In our future there will be mobile phones capable of monitoring their bearers' vital parameters and transmitting these, in real time, to referred hospitals, systems which will be able to detect traffic levels inside tunnels thus averting rescuers in case of alarm, fridges which will control and detect food expiration, and cars which will converse with traffic lights. These are a few examples of the infinite applications of 'Internet 3.0' which will place onto the network not only the computers themselves (all interconnected) but various objects of daily use 'gifted' with their own 'intelligence' and capable of communicating among themselves via small sensors which can transmit and receive information. The result will be an interconnected physical universe which has been renamed: 'The Internet of Things.'
The European Community has recognised the importance these applications will have in our daily lives and has decided to encourage and finance the establishment of a European common space for research and training in this sector through the creation of a 'Network of Excellence (NoE)' revolving around the EECI (European Embedded Control Institute). The University of Pisa has a major role in this network in that it acts as the coordinating body of the 'ICO-NEH joint course in doctorate studies' (International Curriculum Option of Doctoral Studies in Networked, Embedded and Hybrid Control Systems for Complex Distributed Heterogenous Systems). ICO-NEH is the product of an agreement undersigned by 18 of the largest Italian and European (Italian, German, French, Spanish, Dutch and Greek) universities for the creation of a 'pathway to excellence' via a doctorate course which will result in the training of a high level young-bodied scientific community having a solid common basic understanding among its members.

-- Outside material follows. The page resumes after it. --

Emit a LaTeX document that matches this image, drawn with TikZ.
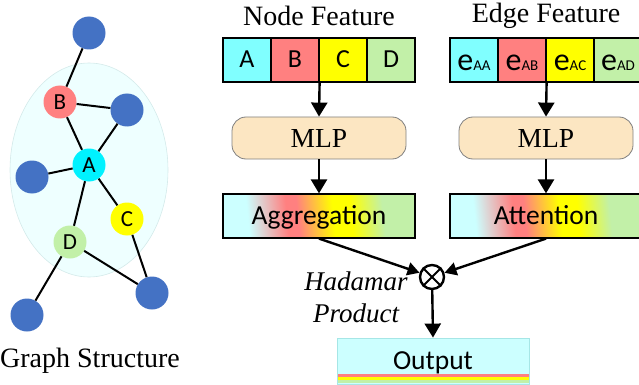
\documentclass[tikz,border=0pt]{standalone}
\usepackage{fontspec}
\setmainfont{Liberation Serif}
\setsansfont{Carlito}
\usetikzlibrary{arrows.meta,shapes.geometric}

% palette
\definecolor{gblueC}{HTML}{4472C4}
\definecolor{gA}{HTML}{00F2FF}
\definecolor{cA}{HTML}{80FFFF}
\definecolor{cB}{HTML}{FF8080}
\definecolor{cC}{HTML}{FFFF00}
\definecolor{cD}{HTML}{C2F0A8}
\definecolor{clusterfill}{HTML}{EEFFFF}
\definecolor{clusterline}{HTML}{D4EAEA}
\definecolor{mlpfill}{HTML}{FCE6C2}
\definecolor{mlpline}{HTML}{808080}
\definecolor{outfill}{HTML}{CCFFFF}
\definecolor{outline}{HTML}{A6E6E6}
\definecolor{mixcy}{HTML}{CCFFFF}
\definecolor{mixor}{HTML}{FFC040}

% diagonal colour ramp used by the aggregation / attention boxes
\pgfdeclarehorizontalshading{featmix}{100bp}{%
  color(0bp)=(mixcy); color(30bp)=(mixcy); color(41bp)=(cB);
  color(44bp)=(cB); color(49bp)=(mixor); color(54bp)=(cC); color(59bp)=(cC);
  color(68bp)=(cD); color(100bp)=(cD)}

\tikzset{
  gedge/.style={line width=2pt, black},
  gblue/.style={circle, fill=gblueC, minimum size=33pt, inner sep=0pt},
  gnode/.style={circle, minimum size=33pt, inner sep=0pt,
    font=\sffamily\fontsize{23}{23}\selectfont},
  titletext/.style={font=\fontsize{28}{32}\selectfont},
  cellbox/.style={draw=black, line width=1.2pt, minimum width=48pt,
    minimum height=44pt, inner sep=0pt, text height=15.5pt, text depth=0pt,
    font=\sffamily\fontsize{26}{26}\selectfont},
  ecell/.style={cellbox, text height=21pt},
  mlpbox/.style={draw=mlpline, line width=0.8pt, fill=mlpfill,
    rounded corners=14pt, minimum width=174pt, minimum height=42pt,
    font=\fontsize{27.5}{30}\selectfont},
  gradbox/.style={draw=black, line width=1.2pt, shade, shading=featmix,
    shading angle=6, minimum width=192pt, minimum height=44pt,
    text height=17.5pt, text depth=0pt,
    font=\sffamily\fontsize{27.5}{30}\selectfont},
  arr/.style={line width=2.4pt, -{Triangle[length=14pt,width=16pt]}},
  arrsm/.style={line width=2.4pt, -{Triangle[length=12pt,width=13pt]}},
}
% feature symbol: large e with a small index on the same baseline
\newcommand{\esub}[1]{{\fontsize{32}{32}\selectfont e}{\fontsize{15}{15}\selectfont #1}}

\begin{document}
\begin{tikzpicture}[x=1pt, y=-1pt]
\useasboundingbox (0,0) rectangle (639,385);

% ---------------- graph structure ----------------
\node[ellipse, draw=clusterline, fill=clusterfill, line width=0.6pt,
  minimum width=158pt, minimum height=214pt, inner sep=0pt] (cluster) at (89,170) {};

\node[gblue] (n1) at (89,33) {};
\node[gnode, fill=cB] (B) at (60,102) {B};
\node[gblue] (n2) at (127,110) {};
\node[gnode, fill=gA] (A) at (89,165) {A};
\node[gblue] (n3) at (32,177) {};
\node[gnode, fill=cC] (C) at (127,219) {C};
\node[gnode, fill=cD] (D) at (70,242) {D};
\node[gblue] (n4) at (152,293) {};
\node[gblue] (n5) at (27,315) {};

\draw[gedge] (n1) -- (B);
\draw[gedge] (B) -- (n2);
\draw[gedge] (B) -- (A);
\draw[gedge] (A) -- (n2);
\draw[gedge] (A) -- (n3);
\draw[gedge] (A) -- (C);
\draw[gedge] (A) -- (D);
\draw[gedge] (D) -- (n5);
\draw[gedge] (D) -- (n4);
\draw[gedge] (C) -- (n4);

\node[titletext] (gcap) at (90,360.5) {Graph Structure};

% ---------------- node feature branch ----------------
\node[titletext] (ntitle) at (319,16) {Node Feature};
\node[cellbox, fill=cA] (na) at (247,60) {A};
\node[cellbox, fill=cB] (nb) at (295,60) {B};
\node[cellbox, fill=cC] (nc) at (343,60) {C};
\node[cellbox, fill=cD] (nd) at (391,60) {D};

\node[mlpbox] (mlp1) at (319,138) {MLP};
\node[gradbox] (agg) at (319,216) {Aggregation};

\draw[arr] (nb.south east) -- (mlp1.north);
\draw[arr] (mlp1.south) -- (agg.north);

% ---------------- edge feature branch ----------------
\node[titletext] (etitle) at (546,16) {Edge Feature};
\node[ecell, fill=cA] (ea) at (474,60) {\esub{AA}};
\node[ecell, fill=cB] (eb) at (522,60) {\esub{AB}};
\node[ecell, fill=cC] (ec) at (570,60) {\esub{AC}};
\node[ecell, fill=cD] (ed) at (618,60) {\esub{AD}};

\node[mlpbox] (mlp2) at (546,138) {MLP};
\node[gradbox] (att) at (546,216) {Attention};

\draw[arr] (eb.south east) -- (mlp2.north);
\draw[arr] (mlp2.south) -- (att.north);

% ---------------- hadamard product and output ----------------
\node[circle, draw, line width=2.4pt, minimum size=24pt, inner sep=0pt] (prod) at (432,277) {};
\draw[line width=2pt] (prod.north west) -- (prod.south east);
\draw[line width=2pt] (prod.north east) -- (prod.south west);

\draw[arrsm] (agg.south) -- (prod);
\draw[arrsm] (att.south) -- (prod);

\node[font=\itshape\fontsize{27}{32}\selectfont, align=center] (hlabel) at (356,297) {Hadamar\\Product};

\node[draw=outline, fill=outfill, line width=0.8pt, minimum width=192pt,
  minimum height=46pt, inner sep=0pt] (out) at (433,361) {};
\fill[cB] (337.5,374.3) rectangle (528.5,376.7);
\fill[cC] (337.5,376.7) rectangle (528.5,380);
\fill[cD] (337.5,380) rectangle (528.5,382.6);
\node[font=\sffamily\fontsize{27.5}{30}\selectfont, anchor=base] (otext) at (433,369) {Output};

\draw[arr] (prod) -- (out.north);
\end{tikzpicture}
\end{document}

"The European Union" explains Massimo Augello, Chancellor of the University of Pisa, " is financing many projects concerned with 'Internet 3.0', since it aims at preserving and, if possible, consolidating the primacy acquired in this field over the United States and Japan. The question of training is crucial for creating a community of highly qualified scientists capable of competing with others from non-European countries. For this, the signing of the ICO-NEH convention represents an important opportunity for Italy to continue its avantgarde approach in a sector which is technologically strategic and which is very promising in terms of application development."
"In creating an international network of universities and interdisciplinary laboratories which inter-collaborate," adds Antonio Bicchi, director of the 'Enrico Piaggio Centre' at the University of Pisa and creator of the 'ICO-NEH Project,' 'The Internet of things' will be integrated more and more with very diverse fields of research, such as robotics, I.T., medicine and many others, all of which will generate applications such as productivity, 'agreeableness' of work, medicine, rehabilitation, assistance and domestic care.